» Requirement:
Return each line of the data below exactly, omitting any pictures.

» Dataset section:
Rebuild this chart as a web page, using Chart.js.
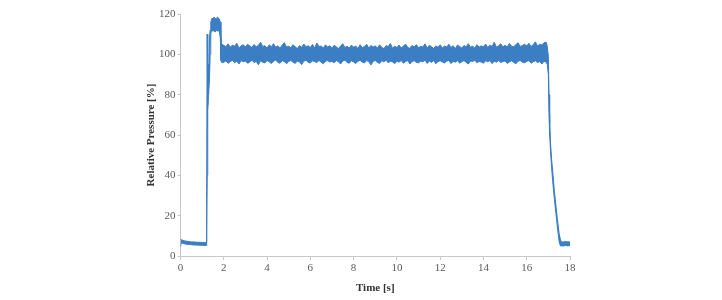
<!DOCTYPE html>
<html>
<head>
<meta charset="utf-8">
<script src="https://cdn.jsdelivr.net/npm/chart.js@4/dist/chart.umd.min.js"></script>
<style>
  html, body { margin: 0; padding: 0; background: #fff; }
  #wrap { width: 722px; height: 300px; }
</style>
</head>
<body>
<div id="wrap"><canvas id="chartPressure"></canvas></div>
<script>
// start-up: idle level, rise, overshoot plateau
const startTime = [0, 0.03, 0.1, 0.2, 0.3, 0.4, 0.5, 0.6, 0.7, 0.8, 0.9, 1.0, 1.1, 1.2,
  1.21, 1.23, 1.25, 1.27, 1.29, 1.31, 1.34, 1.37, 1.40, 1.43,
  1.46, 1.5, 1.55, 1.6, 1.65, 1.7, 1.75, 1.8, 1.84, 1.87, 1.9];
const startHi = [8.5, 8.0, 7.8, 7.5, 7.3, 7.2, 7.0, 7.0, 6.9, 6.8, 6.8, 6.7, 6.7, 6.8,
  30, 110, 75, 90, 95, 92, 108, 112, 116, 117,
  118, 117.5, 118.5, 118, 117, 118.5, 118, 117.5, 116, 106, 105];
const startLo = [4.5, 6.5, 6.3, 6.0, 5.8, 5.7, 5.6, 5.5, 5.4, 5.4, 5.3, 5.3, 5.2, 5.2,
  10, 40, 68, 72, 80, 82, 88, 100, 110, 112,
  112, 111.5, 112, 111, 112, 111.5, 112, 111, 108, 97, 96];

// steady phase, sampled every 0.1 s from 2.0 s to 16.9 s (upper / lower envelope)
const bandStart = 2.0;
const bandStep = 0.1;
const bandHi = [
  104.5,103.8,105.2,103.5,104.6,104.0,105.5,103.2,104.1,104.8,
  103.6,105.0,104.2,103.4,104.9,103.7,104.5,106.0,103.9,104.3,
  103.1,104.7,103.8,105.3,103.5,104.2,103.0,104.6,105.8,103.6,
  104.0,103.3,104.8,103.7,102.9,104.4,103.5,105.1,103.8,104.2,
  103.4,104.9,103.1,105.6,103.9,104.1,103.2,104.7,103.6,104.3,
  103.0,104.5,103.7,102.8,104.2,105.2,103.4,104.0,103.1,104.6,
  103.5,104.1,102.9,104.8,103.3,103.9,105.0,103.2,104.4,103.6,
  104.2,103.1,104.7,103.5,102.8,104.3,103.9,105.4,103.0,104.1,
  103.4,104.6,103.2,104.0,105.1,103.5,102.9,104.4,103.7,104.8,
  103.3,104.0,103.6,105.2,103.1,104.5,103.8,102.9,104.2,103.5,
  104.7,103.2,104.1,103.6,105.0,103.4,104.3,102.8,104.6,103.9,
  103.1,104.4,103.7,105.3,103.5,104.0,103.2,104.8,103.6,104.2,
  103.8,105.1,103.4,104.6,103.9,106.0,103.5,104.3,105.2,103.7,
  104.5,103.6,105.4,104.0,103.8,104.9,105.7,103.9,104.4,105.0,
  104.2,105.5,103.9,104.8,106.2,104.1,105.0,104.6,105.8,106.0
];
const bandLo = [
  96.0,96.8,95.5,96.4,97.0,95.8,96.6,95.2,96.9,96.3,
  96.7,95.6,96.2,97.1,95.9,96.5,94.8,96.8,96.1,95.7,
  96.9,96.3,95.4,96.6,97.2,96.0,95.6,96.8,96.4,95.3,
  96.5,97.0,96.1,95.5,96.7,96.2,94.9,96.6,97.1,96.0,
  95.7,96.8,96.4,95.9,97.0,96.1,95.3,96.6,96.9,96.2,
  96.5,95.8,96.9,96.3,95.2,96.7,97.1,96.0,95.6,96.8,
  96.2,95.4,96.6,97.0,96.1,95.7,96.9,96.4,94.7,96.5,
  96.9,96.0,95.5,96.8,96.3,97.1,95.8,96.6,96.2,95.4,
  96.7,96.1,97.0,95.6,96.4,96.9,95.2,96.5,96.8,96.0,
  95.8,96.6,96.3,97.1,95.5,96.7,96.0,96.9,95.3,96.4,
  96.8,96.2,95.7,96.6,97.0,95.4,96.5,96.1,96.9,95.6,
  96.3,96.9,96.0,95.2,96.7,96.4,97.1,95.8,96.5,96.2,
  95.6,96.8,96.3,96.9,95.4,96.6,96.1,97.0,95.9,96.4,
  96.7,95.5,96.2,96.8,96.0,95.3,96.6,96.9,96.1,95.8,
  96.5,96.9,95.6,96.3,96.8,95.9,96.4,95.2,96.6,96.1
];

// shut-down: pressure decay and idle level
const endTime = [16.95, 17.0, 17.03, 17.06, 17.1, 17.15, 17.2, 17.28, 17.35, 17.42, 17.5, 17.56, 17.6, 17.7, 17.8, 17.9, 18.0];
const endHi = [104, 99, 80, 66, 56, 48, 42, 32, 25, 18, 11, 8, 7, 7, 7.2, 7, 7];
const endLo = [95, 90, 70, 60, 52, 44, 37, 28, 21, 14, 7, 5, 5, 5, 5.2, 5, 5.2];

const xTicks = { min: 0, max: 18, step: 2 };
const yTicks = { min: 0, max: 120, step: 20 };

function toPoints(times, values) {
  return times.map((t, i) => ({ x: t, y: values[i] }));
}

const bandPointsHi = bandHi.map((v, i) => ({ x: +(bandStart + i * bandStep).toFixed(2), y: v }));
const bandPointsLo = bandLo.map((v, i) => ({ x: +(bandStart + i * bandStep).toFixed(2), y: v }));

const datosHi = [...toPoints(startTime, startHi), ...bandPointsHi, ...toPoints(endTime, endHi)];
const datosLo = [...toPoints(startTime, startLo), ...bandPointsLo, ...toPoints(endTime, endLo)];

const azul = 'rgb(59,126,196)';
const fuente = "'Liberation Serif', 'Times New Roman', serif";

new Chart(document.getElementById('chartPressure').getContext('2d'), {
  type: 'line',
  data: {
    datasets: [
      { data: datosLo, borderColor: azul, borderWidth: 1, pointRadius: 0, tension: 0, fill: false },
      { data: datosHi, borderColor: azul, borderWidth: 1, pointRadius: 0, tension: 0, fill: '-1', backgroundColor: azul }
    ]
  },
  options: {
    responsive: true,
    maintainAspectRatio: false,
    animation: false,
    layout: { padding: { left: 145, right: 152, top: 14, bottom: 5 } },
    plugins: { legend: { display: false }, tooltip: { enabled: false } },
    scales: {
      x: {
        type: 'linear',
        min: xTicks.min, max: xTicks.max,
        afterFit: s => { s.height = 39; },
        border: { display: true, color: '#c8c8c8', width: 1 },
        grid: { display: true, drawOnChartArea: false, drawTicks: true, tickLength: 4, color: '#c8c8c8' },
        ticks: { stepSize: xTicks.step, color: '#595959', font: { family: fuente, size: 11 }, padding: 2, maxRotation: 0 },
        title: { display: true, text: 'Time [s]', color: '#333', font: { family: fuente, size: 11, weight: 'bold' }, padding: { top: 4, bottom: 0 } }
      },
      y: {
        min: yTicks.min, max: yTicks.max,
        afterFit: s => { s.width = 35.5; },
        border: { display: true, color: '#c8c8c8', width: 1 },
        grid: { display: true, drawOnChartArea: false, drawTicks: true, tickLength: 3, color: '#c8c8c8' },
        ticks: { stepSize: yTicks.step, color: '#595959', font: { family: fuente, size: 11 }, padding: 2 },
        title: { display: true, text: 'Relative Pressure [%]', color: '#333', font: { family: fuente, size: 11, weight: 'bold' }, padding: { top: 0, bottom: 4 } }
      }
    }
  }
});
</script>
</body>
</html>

» Written reply:
Rebuild this chart as a web page, using Chart.js.
<!DOCTYPE html>
<html>
<head>
<meta charset="utf-8">
<script src="https://cdn.jsdelivr.net/npm/chart.js@4/dist/chart.umd.min.js"></script>
<style>
  html, body { margin: 0; padding: 0; background: #fff; }
  #wrap { width: 722px; height: 300px; }
</style>
</head>
<body>
<div id="wrap"><canvas id="chartPressure"></canvas></div>
<script>
// start-up: idle level, rise, overshoot plateau
const startTime = [0, 0.03, 0.1, 0.2, 0.3, 0.4, 0.5, 0.6, 0.7, 0.8, 0.9, 1.0, 1.1, 1.2,
  1.21, 1.23, 1.25, 1.27, 1.29, 1.31, 1.34, 1.37, 1.40, 1.43,
  1.46, 1.5, 1.55, 1.6, 1.65, 1.7, 1.75, 1.8, 1.84, 1.87, 1.9];
const startHi = [8.5, 8.0, 7.8, 7.5, 7.3, 7.2, 7.0, 7.0, 6.9, 6.8, 6.8, 6.7, 6.7, 6.8,
  30, 110, 75, 90, 95, 92, 108, 112, 116, 117,
  118, 117.5, 118.5, 118, 117, 118.5, 118, 117.5, 116, 106, 105];
const startLo = [4.5, 6.5, 6.3, 6.0, 5.8, 5.7, 5.6, 5.5, 5.4, 5.4, 5.3, 5.3, 5.2, 5.2,
  10, 40, 68, 72, 80, 82, 88, 100, 110, 112,
  112, 111.5, 112, 111, 112, 111.5, 112, 111, 108, 97, 96];

// steady phase, sampled every 0.1 s from 2.0 s to 16.9 s (upper / lower envelope)
const bandStart = 2.0;
const bandStep = 0.1;
const bandHi = [
  104.5,103.8,105.2,103.5,104.6,104.0,105.5,103.2,104.1,104.8,
  103.6,105.0,104.2,103.4,104.9,103.7,104.5,106.0,103.9,104.3,
  103.1,104.7,103.8,105.3,103.5,104.2,103.0,104.6,105.8,103.6,
  104.0,103.3,104.8,103.7,102.9,104.4,103.5,105.1,103.8,104.2,
  103.4,104.9,103.1,105.6,103.9,104.1,103.2,104.7,103.6,104.3,
  103.0,104.5,103.7,102.8,104.2,105.2,103.4,104.0,103.1,104.6,
  103.5,104.1,102.9,104.8,103.3,103.9,105.0,103.2,104.4,103.6,
  104.2,103.1,104.7,103.5,102.8,104.3,103.9,105.4,103.0,104.1,
  103.4,104.6,103.2,104.0,105.1,103.5,102.9,104.4,103.7,104.8,
  103.3,104.0,103.6,105.2,103.1,104.5,103.8,102.9,104.2,103.5,
  104.7,103.2,104.1,103.6,105.0,103.4,104.3,102.8,104.6,103.9,
  103.1,104.4,103.7,105.3,103.5,104.0,103.2,104.8,103.6,104.2,
  103.8,105.1,103.4,104.6,103.9,106.0,103.5,104.3,105.2,103.7,
  104.5,103.6,105.4,104.0,103.8,104.9,105.7,103.9,104.4,105.0,
  104.2,105.5,103.9,104.8,106.2,104.1,105.0,104.6,105.8,106.0
];
const bandLo = [
  96.0,96.8,95.5,96.4,97.0,95.8,96.6,95.2,96.9,96.3,
  96.7,95.6,96.2,97.1,95.9,96.5,94.8,96.8,96.1,95.7,
  96.9,96.3,95.4,96.6,97.2,96.0,95.6,96.8,96.4,95.3,
  96.5,97.0,96.1,95.5,96.7,96.2,94.9,96.6,97.1,96.0,
  95.7,96.8,96.4,95.9,97.0,96.1,95.3,96.6,96.9,96.2,
  96.5,95.8,96.9,96.3,95.2,96.7,97.1,96.0,95.6,96.8,
  96.2,95.4,96.6,97.0,96.1,95.7,96.9,96.4,94.7,96.5,
  96.9,96.0,95.5,96.8,96.3,97.1,95.8,96.6,96.2,95.4,
  96.7,96.1,97.0,95.6,96.4,96.9,95.2,96.5,96.8,96.0,
  95.8,96.6,96.3,97.1,95.5,96.7,96.0,96.9,95.3,96.4,
  96.8,96.2,95.7,96.6,97.0,95.4,96.5,96.1,96.9,95.6,
  96.3,96.9,96.0,95.2,96.7,96.4,97.1,95.8,96.5,96.2,
  95.6,96.8,96.3,96.9,95.4,96.6,96.1,97.0,95.9,96.4,
  96.7,95.5,96.2,96.8,96.0,95.3,96.6,96.9,96.1,95.8,
  96.5,96.9,95.6,96.3,96.8,95.9,96.4,95.2,96.6,96.1
];

// shut-down: pressure decay and idle level
const endTime = [16.95, 17.0, 17.03, 17.06, 17.1, 17.15, 17.2, 17.28, 17.35, 17.42, 17.5, 17.56, 17.6, 17.7, 17.8, 17.9, 18.0];
const endHi = [104, 99, 80, 66, 56, 48, 42, 32, 25, 18, 11, 8, 7, 7, 7.2, 7, 7];
const endLo = [95, 90, 70, 60, 52, 44, 37, 28, 21, 14, 7, 5, 5, 5, 5.2, 5, 5.2];

const xTicks = { min: 0, max: 18, step: 2 };
const yTicks = { min: 0, max: 120, step: 20 };

function toPoints(times, values) {
  return times.map((t, i) => ({ x: t, y: values[i] }));
}

const bandPointsHi = bandHi.map((v, i) => ({ x: +(bandStart + i * bandStep).toFixed(2), y: v }));
const bandPointsLo = bandLo.map((v, i) => ({ x: +(bandStart + i * bandStep).toFixed(2), y: v }));

const datosHi = [...toPoints(startTime, startHi), ...bandPointsHi, ...toPoints(endTime, endHi)];
const datosLo = [...toPoints(startTime, startLo), ...bandPointsLo, ...toPoints(endTime, endLo)];

const azul = 'rgb(59,126,196)';
const fuente = "'Liberation Serif', 'Times New Roman', serif";

new Chart(document.getElementById('chartPressure').getContext('2d'), {
  type: 'line',
  data: {
    datasets: [
      { data: datosLo, borderColor: azul, borderWidth: 1, pointRadius: 0, tension: 0, fill: false },
      { data: datosHi, borderColor: azul, borderWidth: 1, pointRadius: 0, tension: 0, fill: '-1', backgroundColor: azul }
    ]
  },
  options: {
    responsive: true,
    maintainAspectRatio: false,
    animation: false,
    layout: { padding: { left: 145, right: 152, top: 14, bottom: 5 } },
    plugins: { legend: { display: false }, tooltip: { enabled: false } },
    scales: {
      x: {
        type: 'linear',
        min: xTicks.min, max: xTicks.max,
        afterFit: s => { s.height = 39; },
        border: { display: true, color: '#c8c8c8', width: 1 },
        grid: { display: true, drawOnChartArea: false, drawTicks: true, tickLength: 4, color: '#c8c8c8' },
        ticks: { stepSize: xTicks.step, color: '#595959', font: { family: fuente, size: 11 }, padding: 2, maxRotation: 0 },
        title: { display: true, text: 'Time [s]', color: '#333', font: { family: fuente, size: 11, weight: 'bold' }, padding: { top: 4, bottom: 0 } }
      },
      y: {
        min: yTicks.min, max: yTicks.max,
        afterFit: s => { s.width = 35.5; },
        border: { display: true, color: '#c8c8c8', width: 1 },
        grid: { display: true, drawOnChartArea: false, drawTicks: true, tickLength: 3, color: '#c8c8c8' },
        ticks: { stepSize: yTicks.step, color: '#595959', font: { family: fuente, size: 11 }, padding: 2 },
        title: { display: true, text: 'Relative Pressure [%]', color: '#333', font: { family: fuente, size: 11, weight: 'bold' }, padding: { top: 0, bottom: 4 } }
      }
    }
  }
});
</script>
</body>
</html>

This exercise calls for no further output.